The task is about predicting the words of a Wikipedia article given the beginning. Here A, B, C …, H are successive Wikipedia articles. The curves show the difference in instant perplexity between models. The red curve is the difference between the 2 levels model (LSTM + meta-learner) and 1 level model (only standard LSTM). A positive value means the 2 levels model achieves a lower perplexity locally compared to the 1 level model. In NLP tasks, the lower the perplexity, the better. Because of the ability of meta-learner to memorize medium-term memory, we can see that perplexity difference is gradually increased during the processing of article C and article E. That means the 2 levels model performs better and better along with the article. On the right side, 1 and 2 are captured from the red curve. The difference is that, 1 is captured at the beginning of the article E, and 2 is captured from the middle of the article E. For each token, blue color means 2 levels model has a smaller token loss than the 1 level model, while red color indicates the 2 levels model has a larger token loss than the 1 level model. As we can see, compared to tokens in 1, most of tokens in 2 are blue. That also shows that the meta learner in the 2 levels model help to increase the performance as the model reads through the article.

Final Thoughts

Since MAML and Reptile only focus on finding the best initialization of a neural network, they have obvious limitations. The core updating way of both methods is “gradient by gradient”, which is hard to apply in other hyperparameters tuning, such as network structures and learning rates. In addition, MAML and Reptile also have random initialization part. They randomly initialize the initialization of parameters, namely $\Theta$.
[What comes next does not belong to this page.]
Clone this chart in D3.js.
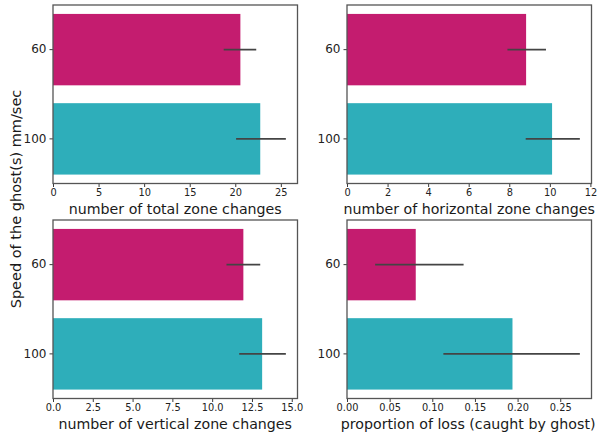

Furthermore, there are different types in meta-learning.

  • Optimizer Meta-Learning

    The goal of optimizer meta-learning algorithms is to find a better baseline model to learn several tasks. These approaches are typically recurrent networks so that they can remember how it previously updated the learner model. These optimizers could be trained by supervised learning and reinforcement learning. Especially, MAML and Reptiles are kinds of optimizer meta-learning algorithm not related to network structure.

  • Metric Meta-Learning

    These approaches learn a metric space in which learning is particularly efficient. When we have some examples such as images, we want to find a reasonable metric to measure the distance between different examples. However, due to the small number of data, metric meta-learning could be a good way to learn a better measurement.

  • Recurrent Model Meta-Learning

    Some recurrent neural network, such as LSTM, plays an important role in meta-learning. In a classification problem, we also can reform these dataset as a data stream to our network. Meta reinforcement learning is one of this approach.